--- Start MATERIAL ---
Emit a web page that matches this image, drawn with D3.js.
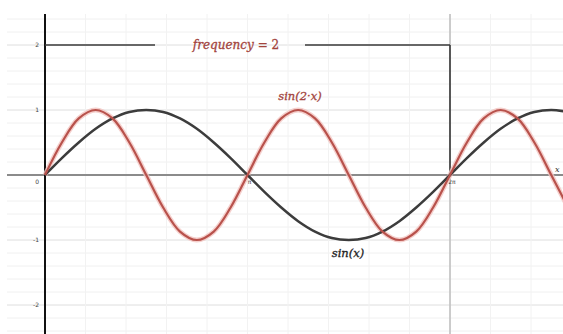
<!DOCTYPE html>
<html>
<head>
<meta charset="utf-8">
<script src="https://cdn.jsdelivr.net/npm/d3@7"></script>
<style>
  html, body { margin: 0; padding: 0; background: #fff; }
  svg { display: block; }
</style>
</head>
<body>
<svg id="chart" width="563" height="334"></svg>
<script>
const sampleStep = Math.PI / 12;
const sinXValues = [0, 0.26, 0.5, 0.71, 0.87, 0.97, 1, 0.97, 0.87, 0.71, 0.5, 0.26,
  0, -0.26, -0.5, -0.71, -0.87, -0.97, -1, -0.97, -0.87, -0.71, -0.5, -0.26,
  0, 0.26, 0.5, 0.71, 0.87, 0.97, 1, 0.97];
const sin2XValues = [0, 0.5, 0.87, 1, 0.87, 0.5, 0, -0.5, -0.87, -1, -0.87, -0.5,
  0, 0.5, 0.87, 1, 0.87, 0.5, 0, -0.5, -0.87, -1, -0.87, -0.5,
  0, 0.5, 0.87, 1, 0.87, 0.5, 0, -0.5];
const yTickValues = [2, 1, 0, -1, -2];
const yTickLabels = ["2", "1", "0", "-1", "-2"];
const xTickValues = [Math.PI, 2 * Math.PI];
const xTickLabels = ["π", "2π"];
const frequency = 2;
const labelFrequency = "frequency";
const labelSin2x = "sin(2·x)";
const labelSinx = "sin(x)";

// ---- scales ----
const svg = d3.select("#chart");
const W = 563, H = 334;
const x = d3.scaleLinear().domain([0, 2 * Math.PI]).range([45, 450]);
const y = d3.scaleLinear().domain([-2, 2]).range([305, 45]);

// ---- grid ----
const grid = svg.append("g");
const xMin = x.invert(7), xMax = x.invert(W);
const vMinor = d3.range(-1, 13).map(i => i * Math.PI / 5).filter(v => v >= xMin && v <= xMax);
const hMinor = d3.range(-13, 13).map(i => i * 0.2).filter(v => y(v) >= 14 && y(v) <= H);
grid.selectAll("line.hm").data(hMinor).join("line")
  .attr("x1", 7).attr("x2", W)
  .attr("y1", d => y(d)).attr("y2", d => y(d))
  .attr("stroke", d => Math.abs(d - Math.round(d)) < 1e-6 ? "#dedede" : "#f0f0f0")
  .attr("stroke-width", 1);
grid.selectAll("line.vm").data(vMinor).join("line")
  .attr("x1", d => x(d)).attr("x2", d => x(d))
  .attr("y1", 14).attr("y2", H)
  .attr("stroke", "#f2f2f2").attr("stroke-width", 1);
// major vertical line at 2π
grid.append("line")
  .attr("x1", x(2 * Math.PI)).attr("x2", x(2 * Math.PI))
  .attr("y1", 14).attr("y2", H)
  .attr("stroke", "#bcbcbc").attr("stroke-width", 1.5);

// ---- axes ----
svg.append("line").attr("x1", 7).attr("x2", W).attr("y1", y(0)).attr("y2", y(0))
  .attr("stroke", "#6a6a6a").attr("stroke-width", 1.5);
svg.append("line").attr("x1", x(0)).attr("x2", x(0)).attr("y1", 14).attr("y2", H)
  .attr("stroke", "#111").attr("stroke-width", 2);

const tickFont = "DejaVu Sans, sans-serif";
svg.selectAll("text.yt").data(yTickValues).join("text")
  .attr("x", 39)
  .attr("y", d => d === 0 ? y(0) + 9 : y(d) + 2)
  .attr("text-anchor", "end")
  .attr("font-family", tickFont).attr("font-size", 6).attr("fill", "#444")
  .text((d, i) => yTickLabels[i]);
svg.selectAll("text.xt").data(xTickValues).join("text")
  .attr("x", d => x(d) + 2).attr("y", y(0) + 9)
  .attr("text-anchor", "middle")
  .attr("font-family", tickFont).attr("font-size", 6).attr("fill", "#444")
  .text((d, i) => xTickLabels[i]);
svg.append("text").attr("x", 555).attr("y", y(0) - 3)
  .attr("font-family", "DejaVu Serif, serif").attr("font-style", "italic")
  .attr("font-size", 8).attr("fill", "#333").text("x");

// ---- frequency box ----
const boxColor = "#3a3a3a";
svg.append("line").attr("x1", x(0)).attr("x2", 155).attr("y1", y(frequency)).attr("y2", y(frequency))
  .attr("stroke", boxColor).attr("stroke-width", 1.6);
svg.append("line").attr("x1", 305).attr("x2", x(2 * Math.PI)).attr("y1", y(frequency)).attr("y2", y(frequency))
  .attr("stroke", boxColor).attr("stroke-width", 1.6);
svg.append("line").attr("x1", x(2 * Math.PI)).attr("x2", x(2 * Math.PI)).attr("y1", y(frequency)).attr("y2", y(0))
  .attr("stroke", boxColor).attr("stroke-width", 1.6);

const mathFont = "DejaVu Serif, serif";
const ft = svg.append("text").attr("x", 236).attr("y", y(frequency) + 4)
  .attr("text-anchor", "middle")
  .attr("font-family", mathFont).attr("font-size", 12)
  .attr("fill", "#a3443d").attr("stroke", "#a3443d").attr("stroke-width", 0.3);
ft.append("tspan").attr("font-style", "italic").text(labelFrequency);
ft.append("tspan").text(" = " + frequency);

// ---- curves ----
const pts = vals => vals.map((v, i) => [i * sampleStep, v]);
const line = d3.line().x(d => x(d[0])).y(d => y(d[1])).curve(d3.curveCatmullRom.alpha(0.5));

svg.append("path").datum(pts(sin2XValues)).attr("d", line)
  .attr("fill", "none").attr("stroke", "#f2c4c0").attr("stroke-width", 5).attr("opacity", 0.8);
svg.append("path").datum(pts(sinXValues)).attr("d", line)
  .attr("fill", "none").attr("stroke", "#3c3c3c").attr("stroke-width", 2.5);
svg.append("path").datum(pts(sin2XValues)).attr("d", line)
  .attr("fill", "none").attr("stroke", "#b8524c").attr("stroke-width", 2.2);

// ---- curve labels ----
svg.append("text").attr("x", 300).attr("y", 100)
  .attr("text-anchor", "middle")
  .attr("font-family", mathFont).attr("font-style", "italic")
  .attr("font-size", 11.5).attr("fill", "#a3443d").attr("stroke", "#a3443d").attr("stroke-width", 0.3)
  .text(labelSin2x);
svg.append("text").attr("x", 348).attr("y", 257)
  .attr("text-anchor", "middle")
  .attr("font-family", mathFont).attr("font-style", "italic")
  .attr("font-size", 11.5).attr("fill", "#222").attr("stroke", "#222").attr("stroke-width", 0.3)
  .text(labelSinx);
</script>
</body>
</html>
--- End MATERIAL ---
• [SHORT EXERCISE] Would you set down the listing exactly, omitting pictures?

• [COMPLETED TASK]
Emit a web page that matches this image, drawn with D3.js.
<!DOCTYPE html>
<html>
<head>
<meta charset="utf-8">
<script src="https://cdn.jsdelivr.net/npm/d3@7"></script>
<style>
  html, body { margin: 0; padding: 0; background: #fff; }
  svg { display: block; }
</style>
</head>
<body>
<svg id="chart" width="563" height="334"></svg>
<script>
const sampleStep = Math.PI / 12;
const sinXValues = [0, 0.26, 0.5, 0.71, 0.87, 0.97, 1, 0.97, 0.87, 0.71, 0.5, 0.26,
  0, -0.26, -0.5, -0.71, -0.87, -0.97, -1, -0.97, -0.87, -0.71, -0.5, -0.26,
  0, 0.26, 0.5, 0.71, 0.87, 0.97, 1, 0.97];
const sin2XValues = [0, 0.5, 0.87, 1, 0.87, 0.5, 0, -0.5, -0.87, -1, -0.87, -0.5,
  0, 0.5, 0.87, 1, 0.87, 0.5, 0, -0.5, -0.87, -1, -0.87, -0.5,
  0, 0.5, 0.87, 1, 0.87, 0.5, 0, -0.5];
const yTickValues = [2, 1, 0, -1, -2];
const yTickLabels = ["2", "1", "0", "-1", "-2"];
const xTickValues = [Math.PI, 2 * Math.PI];
const xTickLabels = ["π", "2π"];
const frequency = 2;
const labelFrequency = "frequency";
const labelSin2x = "sin(2·x)";
const labelSinx = "sin(x)";

// ---- scales ----
const svg = d3.select("#chart");
const W = 563, H = 334;
const x = d3.scaleLinear().domain([0, 2 * Math.PI]).range([45, 450]);
const y = d3.scaleLinear().domain([-2, 2]).range([305, 45]);

// ---- grid ----
const grid = svg.append("g");
const xMin = x.invert(7), xMax = x.invert(W);
const vMinor = d3.range(-1, 13).map(i => i * Math.PI / 5).filter(v => v >= xMin && v <= xMax);
const hMinor = d3.range(-13, 13).map(i => i * 0.2).filter(v => y(v) >= 14 && y(v) <= H);
grid.selectAll("line.hm").data(hMinor).join("line")
  .attr("x1", 7).attr("x2", W)
  .attr("y1", d => y(d)).attr("y2", d => y(d))
  .attr("stroke", d => Math.abs(d - Math.round(d)) < 1e-6 ? "#dedede" : "#f0f0f0")
  .attr("stroke-width", 1);
grid.selectAll("line.vm").data(vMinor).join("line")
  .attr("x1", d => x(d)).attr("x2", d => x(d))
  .attr("y1", 14).attr("y2", H)
  .attr("stroke", "#f2f2f2").attr("stroke-width", 1);
// major vertical line at 2π
grid.append("line")
  .attr("x1", x(2 * Math.PI)).attr("x2", x(2 * Math.PI))
  .attr("y1", 14).attr("y2", H)
  .attr("stroke", "#bcbcbc").attr("stroke-width", 1.5);

// ---- axes ----
svg.append("line").attr("x1", 7).attr("x2", W).attr("y1", y(0)).attr("y2", y(0))
  .attr("stroke", "#6a6a6a").attr("stroke-width", 1.5);
svg.append("line").attr("x1", x(0)).attr("x2", x(0)).attr("y1", 14).attr("y2", H)
  .attr("stroke", "#111").attr("stroke-width", 2);

const tickFont = "DejaVu Sans, sans-serif";
svg.selectAll("text.yt").data(yTickValues).join("text")
  .attr("x", 39)
  .attr("y", d => d === 0 ? y(0) + 9 : y(d) + 2)
  .attr("text-anchor", "end")
  .attr("font-family", tickFont).attr("font-size", 6).attr("fill", "#444")
  .text((d, i) => yTickLabels[i]);
svg.selectAll("text.xt").data(xTickValues).join("text")
  .attr("x", d => x(d) + 2).attr("y", y(0) + 9)
  .attr("text-anchor", "middle")
  .attr("font-family", tickFont).attr("font-size", 6).attr("fill", "#444")
  .text((d, i) => xTickLabels[i]);
svg.append("text").attr("x", 555).attr("y", y(0) - 3)
  .attr("font-family", "DejaVu Serif, serif").attr("font-style", "italic")
  .attr("font-size", 8).attr("fill", "#333").text("x");

// ---- frequency box ----
const boxColor = "#3a3a3a";
svg.append("line").attr("x1", x(0)).attr("x2", 155).attr("y1", y(frequency)).attr("y2", y(frequency))
  .attr("stroke", boxColor).attr("stroke-width", 1.6);
svg.append("line").attr("x1", 305).attr("x2", x(2 * Math.PI)).attr("y1", y(frequency)).attr("y2", y(frequency))
  .attr("stroke", boxColor).attr("stroke-width", 1.6);
svg.append("line").attr("x1", x(2 * Math.PI)).attr("x2", x(2 * Math.PI)).attr("y1", y(frequency)).attr("y2", y(0))
  .attr("stroke", boxColor).attr("stroke-width", 1.6);

const mathFont = "DejaVu Serif, serif";
const ft = svg.append("text").attr("x", 236).attr("y", y(frequency) + 4)
  .attr("text-anchor", "middle")
  .attr("font-family", mathFont).attr("font-size", 12)
  .attr("fill", "#a3443d").attr("stroke", "#a3443d").attr("stroke-width", 0.3);
ft.append("tspan").attr("font-style", "italic").text(labelFrequency);
ft.append("tspan").text(" = " + frequency);

// ---- curves ----
const pts = vals => vals.map((v, i) => [i * sampleStep, v]);
const line = d3.line().x(d => x(d[0])).y(d => y(d[1])).curve(d3.curveCatmullRom.alpha(0.5));

svg.append("path").datum(pts(sin2XValues)).attr("d", line)
  .attr("fill", "none").attr("stroke", "#f2c4c0").attr("stroke-width", 5).attr("opacity", 0.8);
svg.append("path").datum(pts(sinXValues)).attr("d", line)
  .attr("fill", "none").attr("stroke", "#3c3c3c").attr("stroke-width", 2.5);
svg.append("path").datum(pts(sin2XValues)).attr("d", line)
  .attr("fill", "none").attr("stroke", "#b8524c").attr("stroke-width", 2.2);

// ---- curve labels ----
svg.append("text").attr("x", 300).attr("y", 100)
  .attr("text-anchor", "middle")
  .attr("font-family", mathFont).attr("font-style", "italic")
  .attr("font-size", 11.5).attr("fill", "#a3443d").attr("stroke", "#a3443d").attr("stroke-width", 0.3)
  .text(labelSin2x);
svg.append("text").attr("x", 348).attr("y", 257)
  .attr("text-anchor", "middle")
  .attr("font-family", mathFont).attr("font-style", "italic")
  .attr("font-size", 11.5).attr("fill", "#222").attr("stroke", "#222").attr("stroke-width", 0.3)
  .text(labelSinx);
</script>
</body>
</html>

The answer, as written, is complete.